O sistema favorece os grandes. É uma frase batida no mundo do futebol, mas que se aplica na perfeição às eleições. Nas legislativas de 2011, mais de meio milhão de eleitores ficou de fora do sistema eleitoral. Foram cerca de 512 mil votos desaproveitados que não serviram para eleger qualquer deputado. A culpa é do método de Hondt, modelo matemático proporcional, que dá vantagem ao partido mais votado, (por isso é que em Portugal não é necessário ter 50% dos votos para eleger uma maioria absoluta, basta para tanto 43% ou 44%).
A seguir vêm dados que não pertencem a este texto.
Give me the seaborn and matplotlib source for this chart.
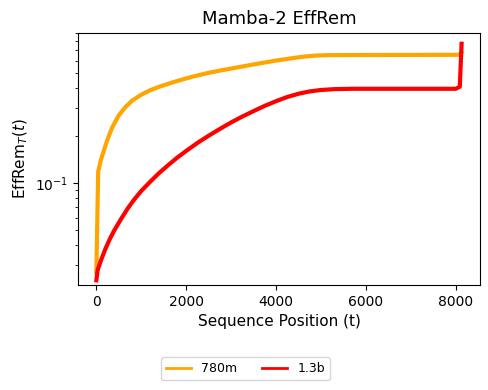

Não foi por acaso que PSD e CDS-PP se apresentam juntos às próximas eleições. Ao concorrerem em coligação os dois partidos valem mais do que a soma das partes e isso poderá ser decisivo para a vitória. Trata-se de uma evidência puramente matemática, ou seja, não tem em consideração fatores de ordem política que influenciam os resultados obtidos. O efeito prático da coligação, ao juntar os votos dos dois partidos em cada círculo eleitoral adquire uma maior capacidade para conseguir os últimos mandatos em disputa, cuja atribuição é frequentemente decidida por escassas dezenas de votos. Em caso de derrota para a coligação, o facto de se apresentarem juntos poderá também servir para minorar a perda de deputados.
Ora, tendo em conta as sondagens que indicam uma grande proximidade entre PS e a PAF, e prevendo-se uma disputa taco a taco no dia 4 de Outubro, qualquer deslize num dos distritos com um eleitorado mais flutuante poderá ser decisivo. Sobretudo em Lisboa, Porto e Setúbal, onde são mais comuns os focos de instabilidade.
Dadas as assimetrias verificadas no país, a distribuição da população é variável e a dimensão dos círculos eleitorais é muito desigual, o que significa que o patamar para uma força política eleger um deputado é muito variável: enquanto em Lisboa 2% podem ser suficientes, em Portalegre podem ser necessários quase 25%. O que significa que mais votos não resultam obrigatoriamente em mais deputados. Na prática, o valor de cada voto depende da sua localização geográfica. Votar em círculos como Vila Real, Portalegre, Guarda, Bragança, Castelo Branco, Évora ou Beja é diferente de votar em Lisboa ou Porto, Braga e Setúbal ou Santarém.
Como se verifica, a divisão do território em diferentes círculos serve mais para reduzir a representação dos partidos de menor dimensão do que para eleger uma representação de base regional. Para que se perceba melhor: não faz qualquer sentido votar ou PCTP-MRPP ou Livre fora de Lisboa, porquanto é, provavelmente um voto totalmente inútil, dado não se afigurar grandes hipóteses de eleger qualquer deputado. O mesmo é votar, por exemplo, CDU na Madeira, votar BE em Vila Real, ou votar AGIR em Beja, são votos que não se converterão em representação parlamentar e nós temos uma democracia representativa.
Para a composição da AR, a distribuição dos mandatos segundo critérios geográficos e demográficos é determinante, além das distorções na proporcionalidade geradas pela aplicação do método de Hondt, são elementos quase tão importantes quanto o número total de votos dos partidos.
Mas admitir que há votos que têm menor valor que outros, conduz, necessariamente, à desvalorização das eleições como oportunidade de mudança e de dar visibilidade a novas propostas. Poderá ser uma das razões para o crescimento contínuo da abstenção e a sensação de muitos votantes que não valerá a pena participar no ato eleitoral, desinteressando-se da própria política.
A uma semana do ato eleitoral haverá certamente ainda muitos eleitores indecisos. Uns, sabendo não se importam, pois não tencionam ir votar. Outros, porque estão desiludidos com a classe política, «são tudo farinha do mesmo saco», dizem e outros ainda porque fazem o seguinte raciocínio: «o meu voto não conta para nada, no fim fica tudo na mesma».
Esta onda de descrédito com o processo eleitoral e de desapontamento com a classe política é alimentada por diversos sectores da sociedade prtuguesa interessados no status quo, razão pela qual os eleitores deveriam refletir se o facto de não irem votar, não estará precisamente a contribuir para se manter este estado de coisas e a colaborar ativamente para que tudo fique na mesma.